Back To Dixieland
I am a native of Fayetteville. My love of music and cornet began in the fifth grade at Leverett Elementary School. I attended Woodland Junior High where I met one of my mentors, Bill Martin. He taught me how to play Dixieland and gave me the opportunity to play in a Big Band. We played Basie, Glen Miller and others.
In spite of an accident involving my front teeth, I continued playing through Fayetteville High School. During my senior year my mother signed me up for trumpet lessons with Dr. Lawrence Meyer, professor of trumpet at the University of Arkansas. As a freshman at UA, I was like most everyone else, trying to avoid the draft. Studying with Dr. Meyer and occasionally his good friend Carl “Doc” Severensin and with the help of Bill Martin, I made Navy bands.
After completing my hitch as a Navy musician, I went to Tulsa where I met Vernon Howard. Through him I met Ron Predl, director of music at Tulsa University and got a full scholarship to the University of Tulsa.
In 1974 I moved to the mountains outside Eureka Springs. There I met another of my mentors, Sam Routh Sr. Sam and I started a Dixieland band, which made a little money and had a lot of fun. Sam sent me to New Orleans, where I moved in with his son, Sam “Catfish” Jr. and played all-night jobs of Catfish’s music.

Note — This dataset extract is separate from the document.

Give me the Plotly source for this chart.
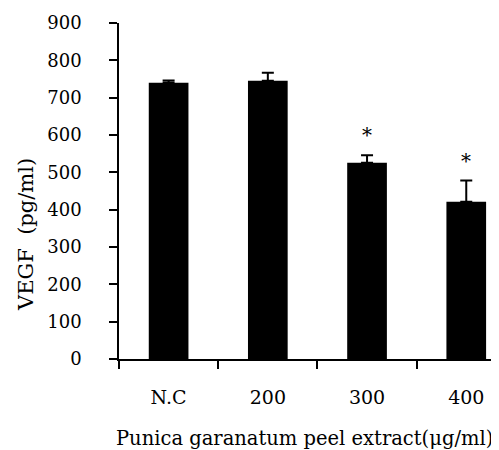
import plotly.graph_objects as go

categories = ["N.C", "200", "300", "400"]
vegf = [740, 745, 526, 421]
err_up = [6, 22, 20, 57]
significant = ["", "", "*", "*"]
y_title = "VEGF  (pg/ml)"
x_title = "Punica garanatum peel extract(μg/ml)"

font_family = "DejaVu Serif"

fig = go.Figure()
fig.add_trace(go.Bar(
    x=categories, y=vegf,
    width=0.40,
    marker=dict(color="black", line=dict(width=0)),
    error_y=dict(type="data", symmetric=False, array=err_up,
                 arrayminus=[0] * len(err_up),
                 color="black", thickness=2, width=6),
    showlegend=False,
))

for i, (v, e, s) in enumerate(zip(vegf, err_up, significant)):
    if s:
        fig.add_annotation(x=i, y=v + e, xref="x", yref="y", text=s,
                           showarrow=False, yanchor="bottom", yshift=6,
                           font=dict(family=font_family, size=20, color="black"))

# axis titles placed as annotations (offset as in the reference)
fig.add_annotation(x=0, y=0.369, xref="paper", yref="paper", text=y_title,
                   textangle=-90, showarrow=False, xanchor="center",
                   yanchor="middle", xshift=-93,
                   font=dict(family=font_family, size=21, color="black"))
fig.add_annotation(x=0.489, y=0, xref="paper", yref="paper", text=x_title,
                   showarrow=False, xanchor="center", yanchor="middle",
                   yshift=-79,
                   font=dict(family=font_family, size=19.5, color="black"))

fig.update_layout(
    width=491, height=442,
    margin=dict(l=111, r=0, t=15, b=91),
    plot_bgcolor="white", paper_bgcolor="white",
    font=dict(family=font_family, size=19, color="black"),
)
fig.update_xaxes(
    type="category",
    range=[-0.5, 3.33],
    showline=True, linecolor="black", linewidth=1.5,
    ticks="outside", tickson="boundaries", ticklen=8, tickwidth=1.5,
    tickcolor="black", ticklabelstandoff=20,
    tickfont=dict(family=font_family, size=19, color="black"),
    showgrid=False, zeroline=False,
)
fig.update_yaxes(
    range=[0, 900], dtick=100,
    showline=True, linecolor="black", linewidth=1.5,
    ticks="outside", ticklen=8, tickwidth=1.5, tickcolor="black",
    ticklabelstandoff=24,
    tickfont=dict(family=font_family, size=18, color="black"),
    showgrid=False, zeroline=False,
)

fig.write_html("out.html")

During the day I listened to Dixieland bands. One day Frank Trapani was leading an 11-piece band at the Maison Bourbon. As usual, I was sitting on my trumpet case in front of the club. Frank asked me to sit in. He became another mentor.
But New Orleans was a union town. It was expensive and there was a waiting period to play so I decided to go to Houston. There I played with the Houston Jazz Society Big Band, which included such luminaries as John Parks, Jimmy Ford, Kit Reid and Bobby Welbourn. I was reunited with Claudia Burson, whom I hadn’t seen since high school.
Next I went to Austin. I drove down Congress Avenue, parked and walked inside a bar where I sat in with a Dixieland band. When we stopped playing the piano player walked over, shook my hand and introduced himself as Robert “Beto” Skiles. He said he needed a trumpeter for his salsa band Beto y los Fairlanes.
In Austin I met Raymond Crisara, professor emeritus of trumpet at the University of Texas. Ray whipped me into shape by teaching me a modern approach to trumpet. It was no longer a physical, but a mental approach. Life was good. I was playing a lot of jazz and studio work on the side.
New Year’s Eve of 1984, I was driving home, thinking about the weather and whether to drive or fly to Tulsa to play in a big band that Vernon Howard had put together. I never got there. A drunk driver hit me head-on and almost killed me. After a long recovery, I put together a new Dixieland band called the “Dixie Scat Cats.” The Scat Cats played around Texas for four years. But Ray told me that my playing wasn’t what it used to be, I needed a profession and why didn’t I try teaching. I moved back to Tulsa and got a degree in education and taught for two years in Oklahoma.
In 1992 Sonny Gray, the great Tulsa jazz pianist, asked me to play the Eureka Springs Jazz Festival with him. Sam Routh and his wife Lee said my bed was ready. It had been 16 years and it was great to see the man who had sent me on my journey.
After I played with Sonny that night I went walking around Eureka. I heard a jazz band playing from the ballroom of the Basin Park Hotel where Betty Elkins was sitting at the band table. Betty and I had played in a jazz duo in the Montrose area of Houston for two years. At the Basin Park Ballroom she introduced me to the piano player Lee Tomboulian’s sister Necia and it was love at first sight.
I left Oklahoma and came back to Fayetteville where I was co-principal trumpet with North Arkansas Symphony Orchestra. One day I was playing with Jim Greeson when a group of young musicians sat down and listened. When we finished playing they asked me to join them. It was Keefe Jackson and members of Big World Quartet. It became Big World Quintet. I enjoyed writing and playing the eclectic music. After finishing graduate school at the UA, playing with the symphony, Big World and other jazz bands and substitute teaching for Fayetteville Public Schools, I wondered what was next.
I got a job as music teacher at Butterfield Trail Elementary School and taught there for 13 years, then taught at McNair Middle School for three and a half years. Last year, an infection almost killed me and I retired from teaching. I can still play, though mostly while sitting.
It seems that after any major turning point in my life I return to Dixieland. It’s fun music and hard work. Earlier this year I asked Claudia Burson, Nathan McLeod, Steve Wilkes, Drew Packard and Greg Battista if they would like to play my Dixieland book on Fat Tuesday at Teatro Scarpino. They said “yes” and the West Avenue Dixie Ramblers were born. We will be playing at Scarpino’s again at 8 p.m. April 27.